I suppose this is as good a place as any to begin this blog . . .
This story aired Friday night on 20/20: Breast-Feeding Ads Stalled, ‘Watered Down’. I usually go out of my way to avoid news magazine shows, but as a breastfeeding mom and communications consultant, I thought I should watch.
Well, I watched and now I am annoyed.
Not because the formula-industry exerted their influence, but because the message was so weak from the start. Given the involvement of the Ad Council, I shouldn’t be surprised that their message about breastfeeding was so off target. After all, they are the same folks who decided it would be a good idea to equate teens who use drugs with international terrorists.
How could the message have been better? Well first you’d have to consider who is and is not breastfeeding and then address why. While breastfeeding is natural, it does not come easily to all women. Some women try, but experience difficulties and give up. Just check out La Leche League’s FAQs to get a sense of some of the challenges that some moms face.
I consider myself lucky that I made it past the first year and am still nursing my son, Ethan. But, I realize I had it pretty easy: I work from home and am rarely away from him, I live in an area that is very comfortable with mothers nursing in public, my milk supply has always been plentiful and Ethan is a great little sucker.
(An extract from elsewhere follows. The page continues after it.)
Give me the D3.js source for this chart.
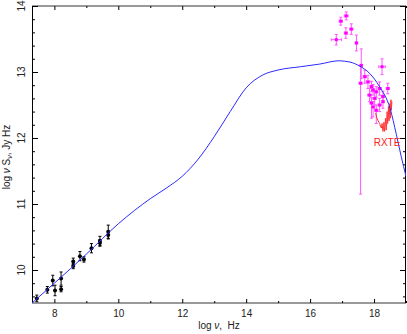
<!DOCTYPE html>
<head>
<meta charset="utf-8">
<title>log nu S_nu spectrum</title>
<style>
  body { margin: 0; background: #fff; }
  text { font-family: "Liberation Sans", Arial, sans-serif; }
</style>
</head>
<body>
<svg width="407" height="334"></svg>
<script src="https://d3js.org/d3.v7.min.js"></script>
<script>

// model curve: [log nu, log nu S_nu]
var modelCurve = [
  [7.3, 9.5], [8.0, 9.80], [9.0, 10.24], [10.0, 10.70], [10.5, 10.90],
  [11.0, 11.08], [11.5, 11.24], [12.0, 11.42], [12.5, 11.68], [13.0, 12.02],
  [13.5, 12.40], [14.0, 12.76], [14.5, 12.95], [15.0, 13.03], [15.7, 13.08],
  [16.3, 13.12], [16.9, 13.17], [17.25, 13.15], [17.55, 13.09], [17.86, 12.98],
  [18.17, 12.78], [18.5, 12.45], [18.7, 12.05], [18.85, 11.72], [19.0, 11.42]
];

// radio points: [log nu, value, error]
var radioPts = [
  [7.45, 9.57, 0.05], [7.78, 9.70, 0.05], [7.95, 9.84, 0.08], [8.02, 9.69, 0.08],
  [8.21, 9.87, 0.10], [8.21, 9.71, 0.04], [8.59, 10.13, 0.05], [8.59, 10.06, 0.04],
  [8.80, 10.21, 0.07], [8.925, 10.16, 0.04], [9.16, 10.33, 0.07], [9.425, 10.44, 0.07],
  [9.425, 10.41, 0.05], [9.685, 10.58, 0.10], [9.685, 10.53, 0.06]
];

// magenta points: [log nu, value, err down, err up, err x]
var xrayPts = [
  [16.96, 13.77, 0.06, 0.06, 0.05], [17.13, 13.85, 0.06, 0.06, 0.06],
  [16.82, 13.49, 0.08, 0.08, 0.16], [17.12, 13.59, 0.08, 0.08, 0.05],
  [17.29, 13.65, 0.08, 0.08, 0.05], [17.45, 13.44, 0.12, 0.12, 0.04],
  [17.60, 13.10, 0.20, 0.25, 0.04], [17.58, 12.83, 1.68, 0.27, 0.05],
  [18.25, 13.08, 0.12, 0.12, 0.10], [17.71, 12.93, 0.10, 0.10, 0.05],
  [17.81, 12.85, 0.10, 0.10, 0.05], [17.92, 12.78, 0.08, 0.08, 0.05],
  [17.97, 12.73, 0.08, 0.08, 0.05], [18.07, 12.70, 0.08, 0.08, 0.05],
  [17.86, 12.65, 0.10, 0.10, 0.06], [18.175, 12.75, 0.10, 0.10, 0.05],
  [18.43, 12.75, 0.08, 0.08, 0.05], [18.02, 12.60, 0.10, 0.10, 0.05],
  [17.92, 12.53, 0.23, 0.08, 0.05], [18.28, 12.63, 0.08, 0.08, 0.05],
  [18.175, 12.50, 0.10, 0.10, 0.05], [17.97, 12.47, 0.15, 0.08, 0.05],
  [18.28, 12.55, 0.10, 0.08, 0.04], [18.07, 12.42, 0.20, 0.08, 0.05]
];

// RXTE spectrum
var rxteNu = [18.05, 18.09, 18.12, 18.15, 18.175, 18.2, 18.23, 18.25, 18.28, 18.3,
  18.31, 18.33, 18.34, 18.36, 18.38, 18.39, 18.41, 18.425, 18.44, 18.45, 18.47,
  18.48, 18.49, 18.51, 18.53, 18.54, 18.56];
var rxteVal = [12.38, 12.30, 12.27, 12.24, 12.22, 12.18, 12.15, 12.22, 12.10, 12.18,
  12.24, 12.10, 12.16, 12.30, 12.12, 12.18, 12.40, 12.22, 12.30, 12.48, 12.26,
  12.34, 12.52, 12.30, 12.58, 12.42, 12.55];

var xMajor = [8, 10, 12, 14, 16, 18];
var xMinor = [9, 11, 13, 15, 17, 19];
var yMajor = [10, 11, 12, 13, 14];

var svg = d3.select("svg");

var x = d3.scaleLinear().domain([7.3, 19]).range([32, 406]);
var y = d3.scaleLinear().domain([9.5, 14]).range([303, 6]);

svg.append("rect").attr("width", 407).attr("height", 334).attr("fill", "#fff");

svg.append("clipPath").attr("id", "clip")
  .append("rect").attr("x", 32).attr("y", 6).attr("width", 374).attr("height", 297);

var yMinor = d3.range(48, 70).map(function(d) { return d / 5; })
  .filter(function(d) { return Math.abs(d - Math.round(d)) > 0.01; });

// frame: grey top/bottom, black left/right
svg.append("line").attr("x1", 32).attr("x2", 406).attr("y1", 303).attr("y2", 303)
  .attr("stroke", "#999").attr("stroke-width", 2);
svg.append("line").attr("x1", 32).attr("x2", 406).attr("y1", 6).attr("y2", 6)
  .attr("stroke", "#999").attr("stroke-width", 2);
svg.append("line").attr("x1", 32.5).attr("x2", 32.5).attr("y1", 6).attr("y2", 303)
  .attr("stroke", "#000");
svg.append("line").attr("x1", 405.5).attr("x2", 405.5).attr("y1", 6).attr("y2", 303)
  .attr("stroke", "#000");

function tickAxis(axis, tr) {
  var g = svg.append("g").attr("transform", tr).call(axis);
  g.select(".domain").remove();
  g.selectAll("line").attr("stroke", "#000");
  return g;
}

// bottom
var xb = tickAxis(d3.axisBottom(x).tickValues(xMajor).tickSize(-4).tickPadding(7), "translate(0,303)");
xb.selectAll("text").attr("font-size", 10).attr("fill", "#222")
  .attr("font-family", "Liberation Sans, Arial, sans-serif");
tickAxis(d3.axisBottom(x).tickValues(xMinor).tickSize(-2).tickFormat(""), "translate(0,303)");
// top
tickAxis(d3.axisTop(x).tickValues(xMajor).tickSize(-4).tickFormat(""), "translate(0,6)");
tickAxis(d3.axisTop(x).tickValues(xMinor).tickSize(-2).tickFormat(""), "translate(0,6)");
// left
tickAxis(d3.axisLeft(y).tickValues(yMajor).tickSize(-6).tickFormat(""), "translate(32,0)");
tickAxis(d3.axisLeft(y).tickValues(yMinor).tickSize(-3).tickFormat(""), "translate(32,0)");
// right
tickAxis(d3.axisRight(y).tickValues(yMajor).tickSize(-6).tickFormat(""), "translate(406,0)");
tickAxis(d3.axisRight(y).tickValues(yMinor).tickSize(-3).tickFormat(""), "translate(406,0)");

// rotated y tick labels
svg.append("g").selectAll("text").data(yMajor).enter().append("text")
  .attr("transform", function(d) { return "translate(25," + y(d) + ") rotate(-90)"; })
  .attr("text-anchor", "middle").attr("font-size", 10).attr("fill", "#222")
  .text(function(d) { return d; });

// axis titles
svg.append("text").attr("x", 219).attr("y", 328.5).attr("text-anchor", "middle")
  .attr("font-size", 10).attr("fill", "#222")
  .html("log <tspan font-style='italic'>\u03bd</tspan>,&#160;&#160;Hz");

var yt = svg.append("text").attr("transform", "translate(10,157) rotate(-90)")
  .attr("text-anchor", "middle").attr("font-size", 10).attr("fill", "#222");
yt.append("tspan").text("log ");
yt.append("tspan").attr("font-style", "italic").text("\u03bd");
yt.append("tspan").text(" S");
yt.append("tspan").attr("font-size", 7).attr("dy", 2).attr("font-style", "italic").text("\u03bd");
yt.append("tspan").attr("dy", -2).text(",  Jy Hz");

var plot = svg.append("g").attr("clip-path", "url(#clip)");

// radio error bars and points
var rg = plot.append("g").attr("stroke", "#000").attr("stroke-width", 1);
radioPts.forEach(function(p) {
  var cx = x(p[0]);
  rg.append("line").attr("x1", cx).attr("x2", cx).attr("y1", y(p[1] - p[2])).attr("y2", y(p[1] + p[2]));
  rg.append("line").attr("x1", cx - 1.5).attr("x2", cx + 1.5).attr("y1", y(p[1] - p[2])).attr("y2", y(p[1] - p[2]));
  rg.append("line").attr("x1", cx - 1.5).attr("x2", cx + 1.5).attr("y1", y(p[1] + p[2])).attr("y2", y(p[1] + p[2]));
});
plot.append("g").selectAll("circle").data(radioPts).enter().append("circle")
  .attr("cx", function(d) { return x(d[0]); })
  .attr("cy", function(d) { return y(d[1]); })
  .attr("r", 2).attr("fill", "#000");

// x-ray error bars
var mg = plot.append("g").attr("stroke", "#ff55ff").attr("stroke-width", 1);
xrayPts.forEach(function(p) {
  var cx = x(p[0]), cy = y(p[1]);
  var lo = y(p[1] - p[2]), hi = y(p[1] + p[3]);
  mg.append("line").attr("x1", cx).attr("x2", cx).attr("y1", lo).attr("y2", hi);
  mg.append("line").attr("x1", cx - 1.5).attr("x2", cx + 1.5).attr("y1", lo).attr("y2", lo);
  mg.append("line").attr("x1", cx - 1.5).attr("x2", cx + 1.5).attr("y1", hi).attr("y2", hi);
  var l = x(p[0] - p[4]), r = x(p[0] + p[4]);
  mg.append("line").attr("x1", l).attr("x2", r).attr("y1", cy).attr("y2", cy);
  mg.append("line").attr("x1", l).attr("x2", l).attr("y1", cy - 1.5).attr("y2", cy + 1.5);
  mg.append("line").attr("x1", r).attr("x2", r).attr("y1", cy - 1.5).attr("y2", cy + 1.5);
});
plot.append("g").selectAll("rect").data(xrayPts).enter().append("rect")
  .attr("x", function(d) { return x(d[0]) - 1.5; })
  .attr("y", function(d) { return y(d[1]) - 1.5; })
  .attr("width", 3).attr("height", 3).attr("fill", "#ff00ff");

// RXTE
var rxte = rxteNu.map(function(d, i) { return [d, rxteVal[i]]; });
plot.append("path").datum(rxte)
  .attr("fill", "none").attr("stroke", "#ff3333").attr("stroke-width", 1)
  .attr("d", d3.line().x(function(d) { return x(d[0]); }).y(function(d) { return y(d[1]); }));

svg.append("text").attr("x", 387).attr("y", 146).attr("text-anchor", "middle")
  .attr("font-size", 10).attr("fill", "#ff2020").text("RXTE");

// model
plot.append("path").datum(modelCurve)
  .attr("fill", "none").attr("stroke", "#2a2aff").attr("stroke-width", 1)
  .attr("d", d3.line().curve(d3.curveMonotoneX)
    .x(function(d) { return x(d[0]); }).y(function(d) { return y(d[1]); }));

</script>
</body>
Despite that, to make it beyond the year of nursing that the American Academy of Pediatrics recommends, I still required the help the nurses in the hospital, the home visitation nurse I was lucky my health plan provided, a lactation consultant, a supportive family (particularly my sister who breastfed her kids), a network of friends who were breastfeeding along with me, and my monthly trips to La Leche League meetings. Take away any of those support mechanisms and who knows how long I would have been able to nurse.
Yet, rather than addressing the obstacles and promoting access to the types of support mechanisms available to mothers who want to nurse, these dumb ads imply that women who don’t nurse are just selfish. If you really want behavioral change, it seems only logical to attempt to address the barriers to change first.